### Problem
Starting at the first line of the data, print each line verbatim up to and including the line bearing "from bokeh.resources import INLINE", omitting pictures.

━━━━━━━━━━

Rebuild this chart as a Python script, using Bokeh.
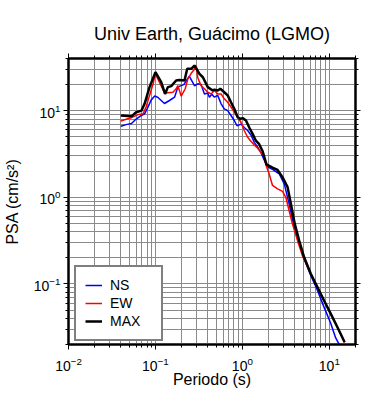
from bokeh.plotting import figure
from bokeh.models import FixedTicker, LogTickFormatter, LogAxis, Legend, LegendItem
from bokeh.embed import file_html
from bokeh.resources import INLINE

# ---- data ----
period_ns = [0.04, 0.046, 0.053, 0.06, 0.069, 0.075, 0.082, 0.0895, 0.098, 0.107,
             0.127, 0.145, 0.166, 0.181, 0.212, 0.245, 0.281, 0.307, 0.335, 0.366,
             0.40, 0.417, 0.445, 0.477, 0.52, 0.569, 0.619, 0.677, 0.74, 0.807,
             0.867, 0.964, 1.05, 1.15, 1.26, 1.37, 1.50, 1.63, 1.78, 1.95,
             2.22, 2.65, 3.03, 3.45, 3.94, 4.50, 5.13, 6.12, 7.31, 8.69,
             10.4, 11.8, 13.2]
psa_ns = [6.6, 6.9, 7.1, 8.0, 8.8, 9.2, 11.0, 13.3, 14.8, 14.2,
          12.1, 13.1, 14.3, 18.8, 20.0, 25.0, 19.4, 20.4, 20.0, 15.6,
          16.0, 14.3, 15.5, 14.3, 15.0, 12.0, 10.5, 10.0, 8.8, 7.7,
          6.7, 7.0, 6.4, 5.9, 5.2, 4.3, 3.8, 3.3, 2.7, 2.25,
          2.1, 1.87, 1.43, 0.84, 0.45, 0.29, 0.195, 0.125, 0.084, 0.054,
          0.035, 0.024, 0.0194]

period_ew = [0.04, 0.048, 0.053, 0.063, 0.072, 0.078, 0.0855, 0.0935, 0.100, 0.111,
             0.127, 0.139, 0.159, 0.173, 0.181, 0.198, 0.220, 0.236, 0.258, 0.281,
             0.295, 0.307, 0.335, 0.366, 0.40, 0.437, 0.477, 0.521, 0.569, 0.619,
             0.677, 0.74, 0.807, 0.883, 0.964, 1.05, 1.15, 1.26, 1.37, 1.50,
             1.63, 1.75, 1.87, 2.03, 2.22, 2.54, 2.90, 3.16, 3.45, 3.77,
             4.31, 4.92, 6.12, 7.31, 8.69, 10.4, 12.4, 15.0]
psa_ew = [7.6, 8.05, 8.3, 9.0, 9.2, 11.0, 15.0, 20.0, 26.6, 21.3,
          16.1, 16.1, 16.3, 17.9, 19.4, 14.7, 17.9, 23.3, 27.0, 30.0,
          33.0, 24.0, 19.4, 17.9, 16.3, 15.6, 17.1, 15.6, 15.6, 13.7,
          12.5, 11.0, 9.6, 8.4, 7.35, 5.9, 4.93, 4.4, 4.03, 3.68,
          3.31, 3.03, 2.35, 1.87, 1.37, 1.25, 1.17, 1.0, 0.70, 0.49,
          0.316, 0.21, 0.131, 0.0915, 0.0643, 0.0451, 0.0316, 0.0212]

period_max = [0.04, 0.053, 0.06, 0.069, 0.075, 0.0855, 0.1, 0.1165, 0.129, 0.139,
              0.152, 0.173, 0.189, 0.216, 0.232, 0.258, 0.281, 0.321, 0.351, 0.40,
              0.456, 0.477, 0.521, 0.558, 0.619, 0.677, 0.74, 0.807, 0.883, 0.946,
              1.007, 1.10, 1.20, 1.31, 1.43, 1.56, 1.71, 1.89, 2.22, 2.54,
              2.90, 3.31, 3.61, 4.01, 4.50, 5.13, 6.12, 7.31, 8.69, 10.4,
              12.4, 15.0]
psa_max = [8.8, 8.6, 9.6, 10.0, 12.0, 18.7, 27.8, 21.3, 15.6, 18.7,
           19.2, 22.3, 22.6, 22.3, 30.4, 30.4, 33.2, 26.6, 24.3, 18.7,
           17.1, 17.5, 17.1, 17.9, 16.3, 15.0, 12.5, 10.5, 8.4, 8.05,
           8.2, 7.7, 6.4, 5.4, 4.5, 4.1, 3.4, 2.4, 2.2, 2.07,
           1.70, 1.31, 0.84, 0.49, 0.316, 0.203, 0.131, 0.0915, 0.0643, 0.0451,
           0.0316, 0.0212]

series_labels = ["NS", "EW", "MAX"]
series_colors = ["#0000ff", "#ff0000", "#000000"]

x_major = [0.01, 0.1, 1, 10]
y_major = [0.1, 1, 10]
x_minor = [m * 10.0 ** k for k in range(-2, 2) for m in range(2, 10)]
y_minor = [m * 10.0 ** k for k in range(-2, 2) for m in range(2, 10)]

FONT = "Liberation Sans"

p = figure(frame_width=287, frame_height=286, x_axis_type="log", y_axis_type="log",
           x_range=(0.01, 20), y_range=(0.02, 40),
           output_backend="svg", toolbar_location=None,
           min_border_left=59, min_border_right=28,
           min_border_top=58, min_border_bottom=40)

p.title.text = "Univ Earth, Guácimo (LGMO)"
p.title.align = "center"
p.title.text_font = FONT
p.title.text_font_size = "18px"
p.title.text_font_style = "normal"
p.title.text_color = "black"
p.title.standoff = 19

p.outline_line_color = "black"
p.outline_line_width = 2
p.background_fill_color = "white"


def style_axis(ax, ticks, minor, labels=True):
    ax.ticker = FixedTicker(ticks=ticks, minor_ticks=minor)
    ax.formatter = LogTickFormatter()
    ax.axis_line_color = "black"
    ax.axis_line_width = 2
    ax.major_tick_line_color = "black"
    ax.minor_tick_line_color = "black"
    ax.major_tick_line_width = 1
    ax.minor_tick_line_width = 1
    ax.major_tick_in = 0
    ax.major_tick_out = 5
    ax.minor_tick_in = 0
    ax.minor_tick_out = 3
    ax.major_label_text_font = FONT
    ax.major_label_text_font_size = "14px" if labels else "1px"
    ax.major_label_text_color = "black" if labels else None
    ax.major_label_standoff = 3 if labels else 0
    ax.axis_label_text_font = FONT
    ax.axis_label_text_font_size = "16px"
    ax.axis_label_text_font_style = "normal"
    ax.axis_label_text_color = "black"


style_axis(p.xaxis[0], x_major, x_minor)
style_axis(p.yaxis[0], y_major, y_minor)
p.xaxis.axis_label = "Periodo (s)"
p.yaxis.axis_label = "PSA (cm/s²)"
p.xaxis.major_label_standoff = 7
p.xaxis.axis_label_standoff = -3
p.yaxis.axis_label_standoff = 10

top = LogAxis()
style_axis(top, x_major, x_minor, labels=False)
p.add_layout(top, "above")
right = LogAxis()
style_axis(right, y_major, y_minor, labels=False)
p.add_layout(right, "right")

for g in (p.xgrid[0], p.ygrid[0]):
    g.grid_line_color = "#8a8a8a"
    g.grid_line_width = 1
    g.minor_grid_line_color = "#8a8a8a"
    g.minor_grid_line_width = 1

r_ns = p.line(period_ns, psa_ns, line_color=series_colors[0], line_width=1.5)
r_ew = p.line(period_ew, psa_ew, line_color=series_colors[1], line_width=1.5)
r_max = p.line(period_max, psa_max, line_color=series_colors[2], line_width=2.5)

legend = Legend(items=[LegendItem(label=series_labels[0], renderers=[r_ns]),
                       LegendItem(label=series_labels[1], renderers=[r_ew]),
                       LegendItem(label=series_labels[2], renderers=[r_max])],
                location=(6, 3))
legend.border_line_color = "black"
legend.border_line_width = 2
legend.background_fill_color = "white"
legend.background_fill_alpha = 1
legend.padding = 9
legend.spacing = 0
legend.margin = 0
legend.glyph_width = 17
legend.glyph_height = 18
legend.label_height = 18
legend.label_width = 42
legend.label_standoff = 8
legend.label_text_font = FONT
legend.label_text_font_size = "14px"
legend.label_text_color = "black"
p.add_layout(legend)

open("out.html", "w").write(file_html(p, INLINE))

━━━━━━━━━━

### Problem solution
Rebuild this chart as a Python script, using Bokeh.
from bokeh.plotting import figure
from bokeh.models import FixedTicker, LogTickFormatter, LogAxis, Legend, LegendItem
from bokeh.embed import file_html
from bokeh.resources import INLINE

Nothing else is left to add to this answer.